PHOTOS: The Ghostly Ruins Of A Canadian POW Camp
Mark Stewart

From 1941 to 1945, a complex of buildings that once served as a reform school for boys on the outskirts of Bowmanville, Ont. was turned into an internment camp for German soldiers captured by the Allies.

Today, "Camp 30," Canada's last intact POW camp, is a ghostly remnant of its former self, having fallen victim to vandalism and a fire that destroyed its administration building in 2009.

But its dilapidated state has also resulted in some spectacular photos that were captured by nearby resident Mark Stewart during a family walk to the site on Easter Sunday.

Check out Stewart's photos of a former POW camp in Bowmanville, Ont.:

Canadian POW Camp In Bowmanville, Ont.

"(It's) amazing to think we have something like that near us," he told The Huffington Post Canada in an email.

Camp 30 housed notable German officers such as U-Boat commanders Otto Kretschmer and Wolfgang Heyda, according to Heritage Canada The National Trust.

In 1942, it was the site of the "Battle of Bowmanville," in which prisoners rioted with baseball bats and hockey sticks in protest of a plan to shackle them, just as Adolf Hitler was doing the same to Canadian captives, according to a historical site.

The camp housed a series of private schools after the war. The last one, Darul Uloom Islamic University, left the site in 2008. it was purchased with plans to develop housing the following year.

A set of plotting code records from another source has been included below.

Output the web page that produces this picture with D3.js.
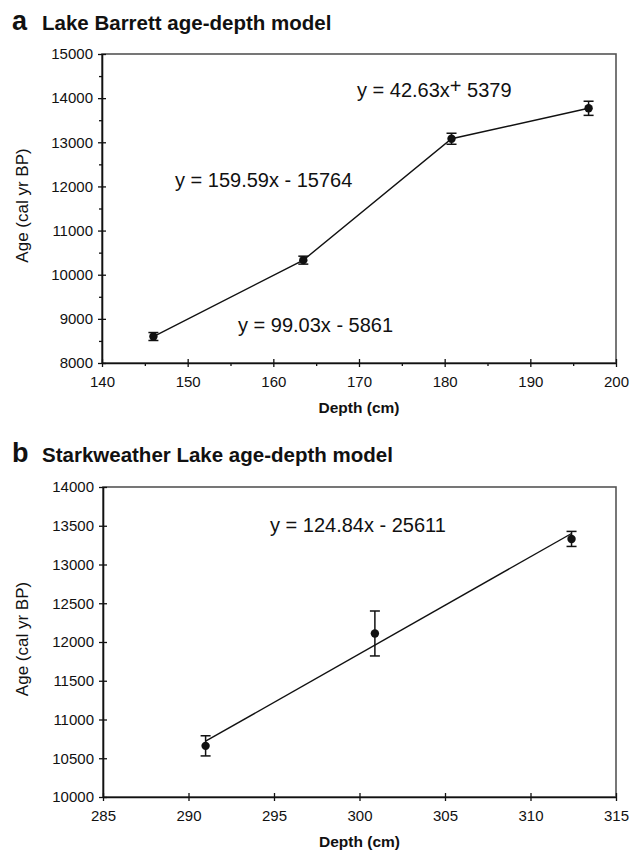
<!DOCTYPE html>
<html>
<head>
<meta charset="utf-8">
<script src="https://cdn.jsdelivr.net/npm/d3@7/dist/d3.min.js"></script>
<style>
  body { margin: 0; background: #fff; }
  text { font-family: "Liberation Sans", Arial, sans-serif; fill: #111; }
</style>
</head>
<body>
<svg id="chart" width="643" height="853"></svg>
<script>
// panel a - Lake Barrett
var depthA = [146, 163.5, 180.8, 196.8];
var ageA = [8600, 10330, 13080, 13770];
var errA = [90, 90, 125, 160];
var eqA = ["y = 99.03x - 5861", "y = 159.59x - 15764", "y = 42.63x"];
var xTicksA = [140, 150, 160, 170, 180, 190, 200];
var xMinorA = [145, 155, 165, 175, 185, 195];
var yTicksA = [8000, 9000, 10000, 11000, 12000, 13000, 14000, 15000];
var yMinorA = [8500, 9500, 10500, 11500, 12500, 13500, 14500];

// panel b - Starkweather Lake
var depthB = [291, 300.9, 312.4];
var ageB = [10660, 12110, 13330];
var errB = [130, 290, 97];
var fitDepthB = [291, 312.4];
var fitAgeB = [10720, 13400];
var eqB = "y = 124.84x - 25611";
var xTicksB = [285, 290, 295, 300, 305, 310, 315];
var yTicksB = [10000, 10500, 11000, 11500, 12000, 12500, 13000, 13500, 14000];

var svg = d3.select("#chart");

function panel(letter, title, titleY, xDom, yDom, box, xTicks, xMinor, yTicks, yMinor) {
    var x = d3.scaleLinear().domain(xDom).range([box.left, box.right]);
    var y = d3.scaleLinear().domain(yDom).range([box.bottom, box.top]);
    var g = svg.append("g");

    g.append("text")
        .attr("x", 12).attr("y", titleY)
        .text(letter)
        .attr("font-size", "27px")
        .attr("font-weight", "bold");
    g.append("text")
        .attr("x", 42).attr("y", titleY)
        .text(title)
        .attr("font-size", "20.5px")
        .attr("font-weight", "bold");

    // frame
    g.append("rect")
        .attr("x", box.left).attr("y", box.top)
        .attr("width", box.right - box.left)
        .attr("height", box.bottom - box.top)
        .attr("fill", "none")
        .attr("stroke", "#555")
        .attr("stroke-width", 1.6);

    // minor ticks first
    if (xMinor) {
        g.append("g")
            .attr("transform", "translate(0," + box.bottom + ")")
            .call(d3.axisBottom(x).tickValues(xMinor).tickSize(3).tickFormat(""))
            .call(function(s) { s.select(".domain").remove(); });
    }
    if (yMinor) {
        g.append("g")
            .attr("transform", "translate(" + box.left + ",0)")
            .call(d3.axisLeft(y).tickValues(yMinor).tickSize(3).tickFormat(""))
            .call(function(s) { s.select(".domain").remove(); });
    }

    var xa = g.append("g")
        .attr("transform", "translate(0," + box.bottom + ")")
        .call(d3.axisBottom(x).tickValues(xTicks).tickFormat(d3.format("d"))
            .tickSize(4).tickSizeOuter(0).tickPadding(9));
    xa.selectAll(".tick line").attr("y1", -4);
    xa.selectAll("text").attr("font-size", "15px").attr("fill", "#111")
        .style("font-family", "'Liberation Sans', Arial, sans-serif");

    var ya = g.append("g")
        .attr("transform", "translate(" + box.left + ",0)")
        .call(d3.axisLeft(y).tickValues(yTicks).tickFormat(d3.format("d"))
            .tickSize(4).tickSizeOuter(0).tickPadding(5));
    ya.selectAll(".tick line").attr("x1", 4);
    ya.selectAll("text").attr("font-size", "15px").attr("fill", "#111")
        .style("font-family", "'Liberation Sans', Arial, sans-serif");

    g.selectAll(".domain").attr("stroke", "#111").attr("stroke-width", 1.6);
    g.selectAll(".tick line").attr("stroke", "#111").attr("stroke-width", 1.3);

    g.append("text")
        .attr("x", (box.left + box.right) / 2)
        .attr("y", box.bottom + 50)
        .attr("text-anchor", "middle")
        .attr("font-size", "15.5px")
        .attr("font-weight", "bold")
        .text("Depth (cm)");

    g.append("text")
        .attr("transform", "translate(28," + ((box.top + box.bottom) / 2 - 3) + ") rotate(-90)")
        .attr("text-anchor", "middle")
        .attr("font-size", "17px")
        .text("Age (cal yr BP)");

    return { g: g, x: x, y: y };
}

function points(p, xs, ys, es) {
    var idx = d3.range(xs.length);
    p.g.selectAll(null).data(idx).enter().append("line")
        .attr("x1", function(i) { return p.x(xs[i]); })
        .attr("x2", function(i) { return p.x(xs[i]); })
        .attr("y1", function(i) { return p.y(ys[i] - es[i]); })
        .attr("y2", function(i) { return p.y(ys[i] + es[i]); })
        .attr("stroke", "#111").attr("stroke-width", 1.5);
    [-1, 1].forEach(function(sgn) {
        p.g.selectAll(null).data(idx).enter().append("line")
            .attr("x1", function(i) { return p.x(xs[i]) - 5; })
            .attr("x2", function(i) { return p.x(xs[i]) + 5; })
            .attr("y1", function(i) { return p.y(ys[i] + sgn * es[i]); })
            .attr("y2", function(i) { return p.y(ys[i] + sgn * es[i]); })
            .attr("stroke", "#111").attr("stroke-width", 1.5);
    });
    p.g.selectAll(null).data(idx).enter().append("circle")
        .attr("cx", function(i) { return p.x(xs[i]); })
        .attr("cy", function(i) { return p.y(ys[i]); })
        .attr("r", 4.2)
        .attr("fill", "#111");
}

// ---- panel a
var pa = panel("a", "Lake Barrett age-depth model", 30, [140, 200], [8000, 15000],
    { left: 102, right: 616, top: 54, bottom: 363 }, xTicksA, xMinorA, yTicksA, yMinorA);

pa.g.append("path")
    .datum(d3.range(depthA.length))
    .attr("d", d3.line().x(function(i) { return pa.x(depthA[i]); }).y(function(i) { return pa.y(ageA[i]); }))
    .attr("fill", "none").attr("stroke", "#111").attr("stroke-width", 1.4);
points(pa, depthA, ageA, errA);

pa.g.append("text").attr("x", 238).attr("y", 332).attr("font-size", "20px").text(eqA[0]);
pa.g.append("text").attr("x", 175).attr("y", 187).attr("font-size", "20px").text(eqA[1]);
var t3 = pa.g.append("text").attr("x", 357).attr("y", 97).attr("font-size", "20px").text(eqA[2]);
t3.append("tspan").attr("dy", -4).text("+");
t3.append("tspan").attr("dy", 4).text(" 5379");

// ---- panel b
var pb = panel("b", "Starkweather Lake age-depth model", 462, [285, 315], [10000, 14000],
    { left: 103, right: 616, top: 487, bottom: 797 }, xTicksB, null, yTicksB, null);

pb.g.append("line")
    .attr("x1", pb.x(fitDepthB[0])).attr("y1", pb.y(fitAgeB[0]))
    .attr("x2", pb.x(fitDepthB[1])).attr("y2", pb.y(fitAgeB[1]))
    .attr("stroke", "#111").attr("stroke-width", 1.4);
points(pb, depthB, ageB, errB);

pb.g.append("text").attr("x", 270).attr("y", 532).attr("font-size", "20px").text(eqB);
</script>
</body>
</html>
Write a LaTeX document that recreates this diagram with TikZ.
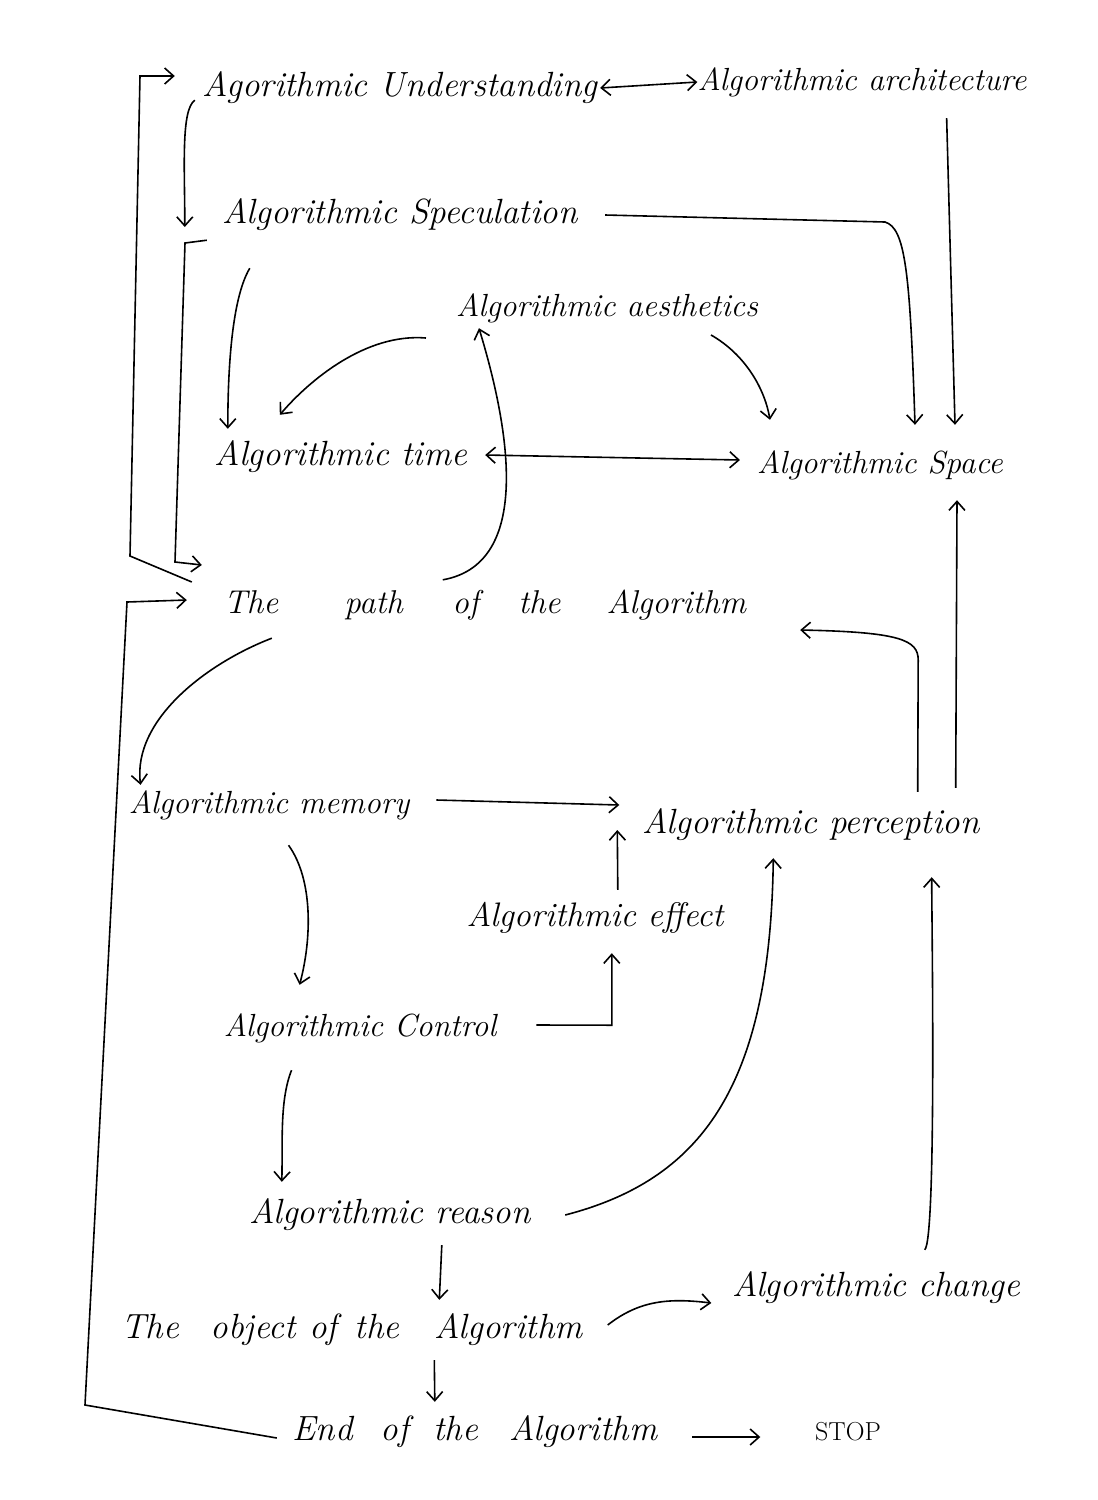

Kaitlin Group has permission to demolish eight buildings that have little historic value but main structures such as dormitories, a concert hall and infirmary have been deemed worthy of preservation.

Camp 30 was declared a National Historic Site in 2013, and the Municipality of Clarington, where it's located, is looking at ways to restore it.

For now, it remains a haunting relic of Canada's military history that is falling further and further into ruin.